Das Statement der Jury zum Preisträger 2008
Norman T. White ist der Preisträger des dritten d.velop digital art award 2008. Die Jury freut sich, einem der einflussreichsten Pioniere der elektronischen Kunst den diesjährigen Award verleihen zu können. Seit Jahrzehnten bereichern seine Maschinen- und Roboterschöpfungen die Diskurse zur Kunst und Wissenschaft der „Neuen Medien“. Nicht zuletzt seine neugierige Experimentierfreudigkeit hat Norman T. White in den letzten Jahrzehnten befähigt, die Gegenwartskunst immer an der „cutting edge“ ihrer Weiterentwicklung mit zu gestalten und in unterschiedlichen Feldern der elektronischen Kunst richtungsweisende Werke zu entwickeln. Dem Fragenden und experimentellen Grenzgänger eröffnet nur die künstlerische Sicht die vielfältigen Räume und die Transdisziplinarität, die ihm generalistische Antworten ermöglichen. „Art comes alive only when it provides a framework for asking questions … I would rather ask questions that simultaneously address a multitude of worlds ... from living organisms to culture to confusion and rust. Only art can give me that generality.“
Zum Ende der 1960er Jahre experimentiert Norman T. White noch vor der Ära der Computer mit Kinetischer Elektronik. Kybernetik und die nichtlinearen Systeme der Chaosforschung beeinflussen damals die wissenschaftlichen Diskurse. Er erschafft die ersten zellulären Automaten („First Tighten Up on the Drums“, 1969) oder „Four-Letter Word Generator“, 1974), die mit Hilfe wechselwirkender elektronischer Schaltkreise komplexe Musterbildungen generieren. Ganz nebenbei erfindet er die heute auch wirtschaftlich in den Anwendungen der „Digital Signage“ so bedeutsamen elektronischen Anzeigetafeln („Splish Splash 2“, 1975) und zeigt schon damals, welch komplexes Verhalten Kunst und Wissenschaft aus „simple principles“ generieren können.

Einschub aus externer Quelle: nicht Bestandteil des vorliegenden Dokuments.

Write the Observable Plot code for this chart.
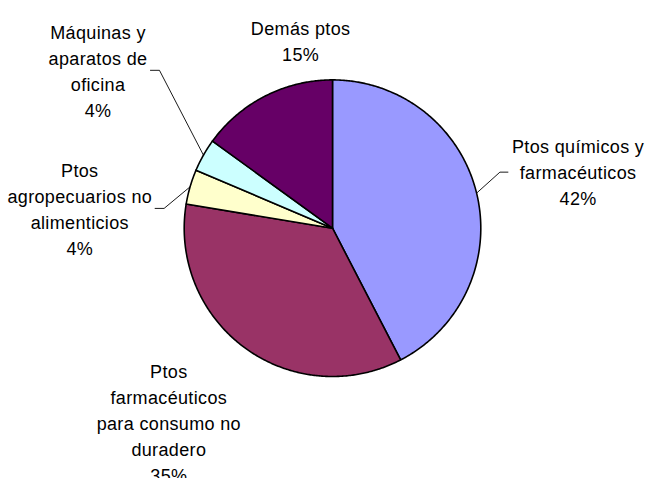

Computer sind für Norman T. White nicht nur ständig potenter werdende Werkzeuge. Schon seinen ersten Computer benutzt er – anders als viele aus der Avantgarde der Medienkunst - nicht nur als Bildgenerator. Er versteht Computer als beliebig programmierbare Schnittstellen zwischen Mensch und Maschine, und als universale Gehirne für Roboter. Computer sind für ihn keine willfährigen Werkzeuge, die die Kreativität begrenzen, sondern „fun-house mirrors“. Sie erlauben es ihm, seine Leidenschaft für Maschinen und sein Interesse am Verständnis der menschlichen Wahrnehmung zu verknüpfen. Mit Fug und Recht darf Norman T. White als einer der frühen Netzwerkkünstler gesehen werden. Das Telekommunikations-Event „Hearsay“ (1985) war genauso wie das kollaborative Telekommunikationsprojekt „Telephonic Arm Wrestling“ (1986) ein Cyberspace-Experiment zur Telepräsenz vernetzter Interakteure der ersten Stunde kinästhetischer Kunst.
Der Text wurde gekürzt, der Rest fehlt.